'''

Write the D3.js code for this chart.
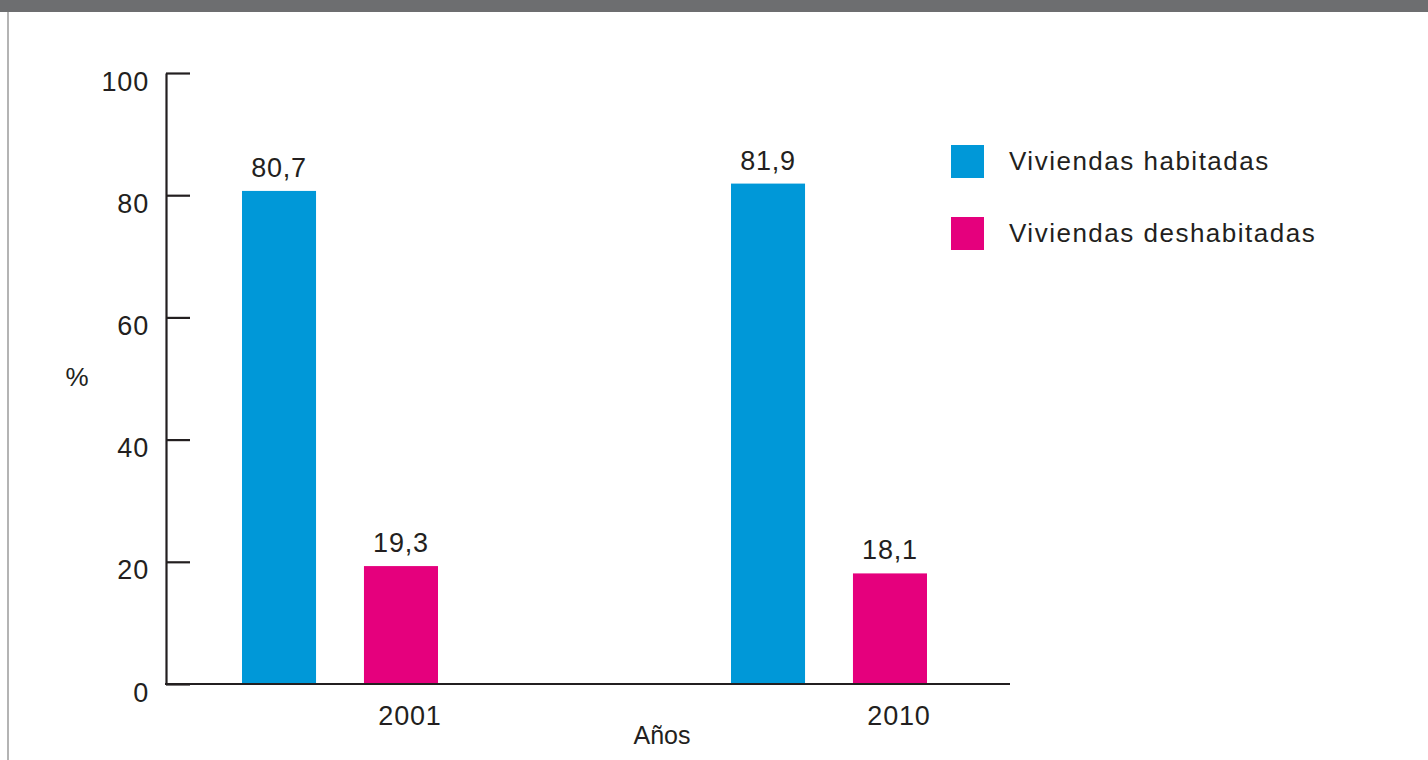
<!DOCTYPE html>
<html>
<head>
<meta charset="utf-8">
<script src="https://cdn.jsdelivr.net/npm/d3@7"></script>
<style>
  html, body { margin: 0; padding: 0; background: #fff; }
  svg { display: block; }
  text { font-family: "Liberation Sans", Arial, Helvetica, sans-serif; fill: #231f20; }
</style>
</head>
<body>
<svg id="chart" width="1428" height="760"></svg>
<script>
// ---- data ----
const years = ["2001", "2010"];
const seriesNames = ["Viviendas habitadas", "Viviendas deshabitadas"];
const habitadas = [80.7, 81.9];
const deshabitadas = [19.3, 18.1];
const yTicks = [0, 20, 40, 60, 80, 100];
const seriesColors = ["#0098d8", "#e5007d"];
const yAxisTitle = "%";
const xAxisTitle = "Años";

const seriesValues = [habitadas, deshabitadas];
const rows = years.map((yr, i) => ({
  year: yr,
  values: seriesNames.map((s, j) => ({ series: s, value: seriesValues[j][i] }))
}));

const svg = d3.select("#chart");
const W = 1428, H = 760;

// frame
svg.append("rect").attr("x", 0).attr("y", 0).attr("width", W).attr("height", 12).attr("fill", "#6d6e70");
svg.append("line").attr("x1", 8).attr("x2", 8).attr("y1", 12).attr("y2", H)
  .attr("stroke", "#9b9b9b").attr("stroke-width", 1.5);

// scales
const axisX = 166, axisRight = 1010;
const y = d3.scaleLinear().domain([0, 100]).range([684, 73]);
const x0 = d3.scalePoint().domain(years).range([340, 829]);
const x1 = d3.scaleBand().domain(seriesNames).range([-98, 98]).paddingInner(0.393).paddingOuter(0);
const color = d3.scaleOrdinal().domain(seriesNames).range(seriesColors);

// bars
const groups = svg.append("g").selectAll("g").data(rows).join("g")
  .attr("transform", d => `translate(${x0(d.year)},0)`);

groups.selectAll("rect").data(d => d.values).join("rect")
  .attr("x", d => x1(d.series))
  .attr("y", d => y(d.value))
  .attr("width", x1.bandwidth())
  .attr("height", d => y(0) - y(d.value))
  .attr("fill", d => color(d.series));

groups.selectAll("text.val").data(d => d.values).join("text")
  .attr("class", "val")
  .attr("x", d => x1(d.series) + x1.bandwidth() / 2)
  .attr("y", d => y(d.value) - 14)
  .attr("text-anchor", "middle")
  .style("font-size", "27px")
  .style("letter-spacing", "0.8px")
  .text(d => d3.format(".1f")(d.value).replace(".", ","));

// y axis
const yAxis = d3.axisLeft(y).tickValues(yTicks).tickSizeInner(-24).tickSizeOuter(0).tickPadding(17);
const gy = svg.append("g").attr("transform", `translate(${axisX},0)`).call(yAxis);
gy.select(".domain").attr("stroke", "#231f20").attr("stroke-width", 2.2);
gy.selectAll(".tick line").attr("stroke", "#231f20").attr("stroke-width", 2.2);
gy.selectAll(".tick text")
  .attr("dy", "17px")
  .style("font-size", "27px")
  .style("letter-spacing", "0.8px")
  .style("font-family", "'Liberation Sans', Arial, sans-serif")
  .attr("fill", "#231f20");

// x axis line
svg.append("line")
  .attr("x1", axisX - 1).attr("x2", axisRight)
  .attr("y1", y(0)).attr("y2", y(0))
  .attr("stroke", "#231f20").attr("stroke-width", 2.2);

// year labels
svg.append("g").selectAll("text").data(years).join("text")
  .attr("x", d => x0(d) + 70)
  .attr("y", 725)
  .attr("text-anchor", "middle")
  .style("font-size", "27px")
  .style("letter-spacing", "0.8px")
  .text(d => d);

// axis titles
svg.append("text").attr("x", 77).attr("y", 386).attr("text-anchor", "middle")
  .style("font-size", "26px").text(yAxisTitle);
svg.append("text").attr("x", 662).attr("y", 744).attr("text-anchor", "middle")
  .style("font-size", "25px").text(xAxisTitle);

// legend
const legend = svg.append("g").selectAll("g").data(seriesNames).join("g")
  .attr("transform", (d, i) => `translate(951,${145 + i * 72})`);
legend.append("rect").attr("width", 33).attr("height", 33).attr("fill", d => color(d));
legend.append("text").attr("x", 58).attr("y", 25)
  .style("font-size", "26px")
  .style("letter-spacing", "1.5px")
  .text(d => d);
</script>
</body>
</html>
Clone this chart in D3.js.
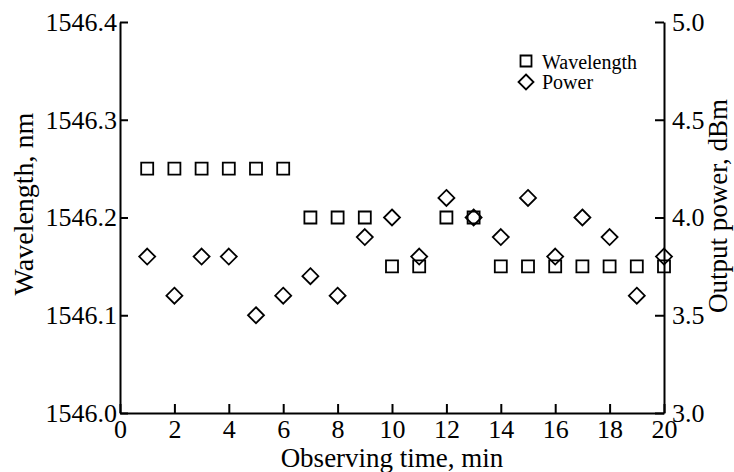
<!DOCTYPE html>
<html>
<head>
<meta charset="utf-8">
<script src="https://cdn.jsdelivr.net/npm/d3@7"></script>
<style>
  body { margin: 0; background: #fff; }
  svg text { font-family: "Liberation Serif", "Times New Roman", serif; fill: #000; }
  .axis path, .axis line { stroke: #000; stroke-width: 2; }
</style>
</head>
<body>
<svg id="chart" width="734" height="472"></svg>
<script>
// data
const minutes = [1, 2, 3, 4, 5, 6, 7, 8, 9, 10, 11, 12, 13, 14, 15, 16, 17, 18, 19, 20];
const wavelength = [1546.25, 1546.25, 1546.25, 1546.25, 1546.25, 1546.25, 1546.20, 1546.20, 1546.20, 1546.15,
                    1546.15, 1546.20, 1546.20, 1546.15, 1546.15, 1546.15, 1546.15, 1546.15, 1546.15, 1546.15];
const power = [3.8, 3.6, 3.8, 3.8, 3.5, 3.6, 3.7, 3.6, 3.9, 4.0,
               3.8, 4.1, 4.0, 3.9, 4.1, 3.8, 4.0, 3.9, 3.6, 3.8];
const xTicks = [0, 2, 4, 6, 8, 10, 12, 14, 16, 18, 20];
const leftTicks = [1546.0, 1546.1, 1546.2, 1546.3, 1546.4];
const rightTicks = [3.0, 3.5, 4.0, 4.5, 5.0];
const legendLabels = ["Wavelength", "Power"];

const svg = d3.select("#chart");
const plot = { left: 120, right: 664, top: 22, bottom: 413 };

const x = d3.scaleLinear().domain([0, 20]).range([plot.left, plot.right]);
const yL = d3.scaleLinear().domain([1546.0, 1546.4]).range([plot.bottom, plot.top]);
const yR = d3.scaleLinear().domain([3.0, 5.0]).range([plot.bottom, plot.top]);

// axes, ticks pointing inward
const xAxisG = svg.append("g").attr("class", "axis")
  .attr("transform", `translate(0,${plot.bottom})`)
  .call(d3.axisBottom(x).tickValues(xTicks).tickSize(-9).tickSizeOuter(0).tickFormat(d3.format("d")));
xAxisG.selectAll("text").attr("y", 0).attr("dy", "25px").style("font-size", "26px");

const yLG = svg.append("g").attr("class", "axis")
  .attr("transform", `translate(${plot.left},0)`)
  .call(d3.axisLeft(yL).tickValues(leftTicks).tickSize(-8).tickSizeOuter(0).tickPadding(3).tickFormat(d3.format(".1f")));
yLG.selectAll("text").style("font-size", "26px");

const yRG = svg.append("g").attr("class", "axis")
  .attr("transform", `translate(${plot.right},0)`)
  .call(d3.axisRight(yR).tickValues(rightTicks).tickSize(-9).tickSizeOuter(0).tickPadding(8).tickFormat(d3.format(".1f")));
yRG.selectAll("text").style("font-size", "26px");

svg.selectAll(".domain").attr("stroke-width", 2);

// axis titles
svg.append("text")
  .attr("x", (plot.left + plot.right) / 2).attr("y", 467)
  .attr("text-anchor", "middle").style("font-size", "27px")
  .text("Observing time, min");

svg.append("text")
  .attr("transform", "translate(33,204) rotate(-90)")
  .attr("text-anchor", "middle").style("font-size", "28px")
  .text("Wavelength, nm");

svg.append("text")
  .attr("transform", "translate(727,206) rotate(-90)")
  .attr("text-anchor", "middle").style("font-size", "27px")
  .text("Output power, dBm");

// markers
const square = d3.symbol().type(d3.symbolSquare).size(144);
const diamond = (s) => `M0,${-s}L${s},0L0,${s}L${-s},0Z`;

svg.append("g").selectAll("path")
  .data(minutes.map((m, i) => ({ m, v: wavelength[i] })))
  .join("path")
  .attr("d", square)
  .attr("transform", d => `translate(${x(d.m)},${yL(d.v)})`)
  .attr("fill", "none").attr("stroke", "#000").attr("stroke-width", 1.8);

svg.append("g").selectAll("path")
  .data(minutes.map((m, i) => ({ m, v: power[i] })))
  .join("path")
  .attr("d", diamond(8))
  .attr("transform", d => `translate(${x(d.m)},${yR(d.v)})`)
  .attr("fill", "none").attr("stroke", "#000").attr("stroke-width", 1.8);

// legend
const legend = svg.append("g").attr("transform", "translate(526,61)");
legend.append("path").attr("d", d3.symbol().type(d3.symbolSquare).size(121))
  .attr("fill", "none").attr("stroke", "#000").attr("stroke-width", 1.8);
legend.append("path").attr("d", diamond(7.5)).attr("transform", "translate(0,21)")
  .attr("fill", "none").attr("stroke", "#000").attr("stroke-width", 1.8);
legend.selectAll("text.lg").data(legendLabels).join("text")
  .attr("class", "lg")
  .attr("x", 16).attr("y", (d, i) => 8 + i * 20)
  .style("font-size", "20px")
  .text(d => d);
</script>
</body>
</html>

'''

Give again, please, precisely the lines that begin the records and run through the line with "d => color(d.series));" in it, keeping both end lines and dropping any pictures.

Write the D3.js code for this chart.
<!DOCTYPE html>
<html>
<head>
<meta charset="utf-8">
<script src="https://cdn.jsdelivr.net/npm/d3@7"></script>
<style>
  html, body { margin: 0; padding: 0; background: #fff; }
  svg { display: block; }
  text { font-family: "Liberation Sans", Arial, Helvetica, sans-serif; fill: #231f20; }
</style>
</head>
<body>
<svg id="chart" width="1428" height="760"></svg>
<script>
// ---- data ----
const years = ["2001", "2010"];
const seriesNames = ["Viviendas habitadas", "Viviendas deshabitadas"];
const habitadas = [80.7, 81.9];
const deshabitadas = [19.3, 18.1];
const yTicks = [0, 20, 40, 60, 80, 100];
const seriesColors = ["#0098d8", "#e5007d"];
const yAxisTitle = "%";
const xAxisTitle = "Años";

const seriesValues = [habitadas, deshabitadas];
const rows = years.map((yr, i) => ({
  year: yr,
  values: seriesNames.map((s, j) => ({ series: s, value: seriesValues[j][i] }))
}));

const svg = d3.select("#chart");
const W = 1428, H = 760;

// frame
svg.append("rect").attr("x", 0).attr("y", 0).attr("width", W).attr("height", 12).attr("fill", "#6d6e70");
svg.append("line").attr("x1", 8).attr("x2", 8).attr("y1", 12).attr("y2", H)
  .attr("stroke", "#9b9b9b").attr("stroke-width", 1.5);

// scales
const axisX = 166, axisRight = 1010;
const y = d3.scaleLinear().domain([0, 100]).range([684, 73]);
const x0 = d3.scalePoint().domain(years).range([340, 829]);
const x1 = d3.scaleBand().domain(seriesNames).range([-98, 98]).paddingInner(0.393).paddingOuter(0);
const color = d3.scaleOrdinal().domain(seriesNames).range(seriesColors);

// bars
const groups = svg.append("g").selectAll("g").data(rows).join("g")
  .attr("transform", d => `translate(${x0(d.year)},0)`);

groups.selectAll("rect").data(d => d.values).join("rect")
  .attr("x", d => x1(d.series))
  .attr("y", d => y(d.value))
  .attr("width", x1.bandwidth())
  .attr("height", d => y(0) - y(d.value))
  .attr("fill", d => color(d.series));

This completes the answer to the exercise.